Exercise requirements:
From the entries that follow, extract each line holding the string "chart".

Records with drawing code:
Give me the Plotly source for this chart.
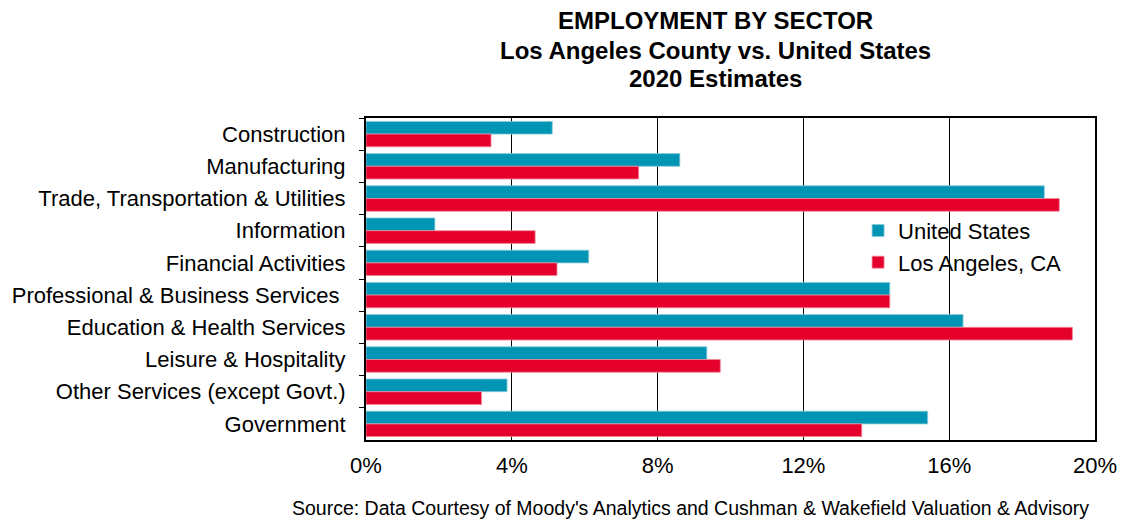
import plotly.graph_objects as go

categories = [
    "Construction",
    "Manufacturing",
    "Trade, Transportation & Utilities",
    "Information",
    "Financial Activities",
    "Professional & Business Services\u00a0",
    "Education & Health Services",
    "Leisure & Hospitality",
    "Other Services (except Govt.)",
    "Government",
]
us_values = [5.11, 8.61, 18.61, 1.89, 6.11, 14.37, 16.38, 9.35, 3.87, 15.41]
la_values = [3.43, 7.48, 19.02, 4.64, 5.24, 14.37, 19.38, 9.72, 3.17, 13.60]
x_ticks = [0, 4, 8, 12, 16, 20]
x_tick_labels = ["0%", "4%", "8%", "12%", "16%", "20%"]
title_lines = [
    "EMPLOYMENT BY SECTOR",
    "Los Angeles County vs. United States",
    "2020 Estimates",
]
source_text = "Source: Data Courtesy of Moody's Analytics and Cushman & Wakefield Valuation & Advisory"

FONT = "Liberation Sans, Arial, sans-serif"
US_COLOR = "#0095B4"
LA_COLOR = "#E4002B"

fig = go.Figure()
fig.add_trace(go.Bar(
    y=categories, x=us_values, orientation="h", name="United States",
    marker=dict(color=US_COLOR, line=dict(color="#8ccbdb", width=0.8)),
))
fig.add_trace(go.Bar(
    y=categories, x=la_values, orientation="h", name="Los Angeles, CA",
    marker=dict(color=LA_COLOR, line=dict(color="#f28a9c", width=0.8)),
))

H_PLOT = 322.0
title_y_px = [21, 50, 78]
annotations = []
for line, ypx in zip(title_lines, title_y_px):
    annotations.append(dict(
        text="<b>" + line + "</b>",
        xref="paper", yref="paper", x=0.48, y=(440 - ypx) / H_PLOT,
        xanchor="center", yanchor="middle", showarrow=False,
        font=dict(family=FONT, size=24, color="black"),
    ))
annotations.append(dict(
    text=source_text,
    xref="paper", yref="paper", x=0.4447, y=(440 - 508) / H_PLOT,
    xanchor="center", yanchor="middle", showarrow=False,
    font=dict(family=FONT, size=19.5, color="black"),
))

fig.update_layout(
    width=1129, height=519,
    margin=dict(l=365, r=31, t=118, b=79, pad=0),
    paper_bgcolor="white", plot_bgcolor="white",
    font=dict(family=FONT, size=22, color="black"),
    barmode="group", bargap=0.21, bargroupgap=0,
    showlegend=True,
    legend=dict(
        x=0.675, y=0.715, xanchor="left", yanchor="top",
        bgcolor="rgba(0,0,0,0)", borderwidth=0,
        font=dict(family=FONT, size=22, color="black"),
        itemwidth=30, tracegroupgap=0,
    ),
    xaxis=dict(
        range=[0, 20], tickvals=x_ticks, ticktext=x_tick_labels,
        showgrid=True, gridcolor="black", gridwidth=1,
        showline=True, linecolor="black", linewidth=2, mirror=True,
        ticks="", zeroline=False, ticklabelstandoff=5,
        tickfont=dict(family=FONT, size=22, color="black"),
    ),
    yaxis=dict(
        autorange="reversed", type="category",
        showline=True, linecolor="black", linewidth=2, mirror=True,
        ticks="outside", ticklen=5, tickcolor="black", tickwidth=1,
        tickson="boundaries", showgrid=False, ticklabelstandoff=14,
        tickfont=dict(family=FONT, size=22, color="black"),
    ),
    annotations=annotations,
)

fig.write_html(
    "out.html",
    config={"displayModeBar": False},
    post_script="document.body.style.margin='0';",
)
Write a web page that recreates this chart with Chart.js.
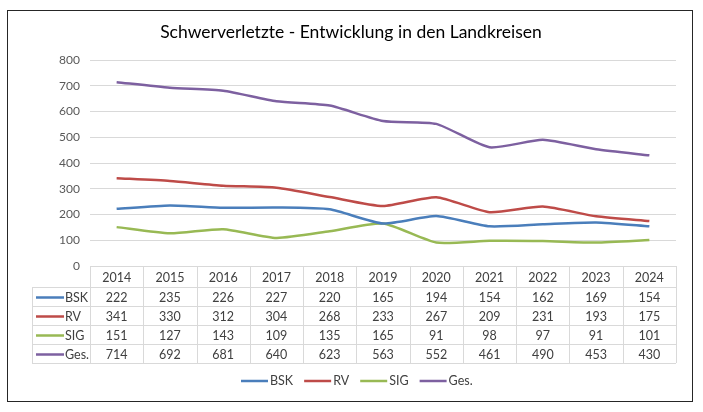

Finished exercise:
Give me the Plotly source for this chart.
Write a web page that recreates this chart with Chart.js.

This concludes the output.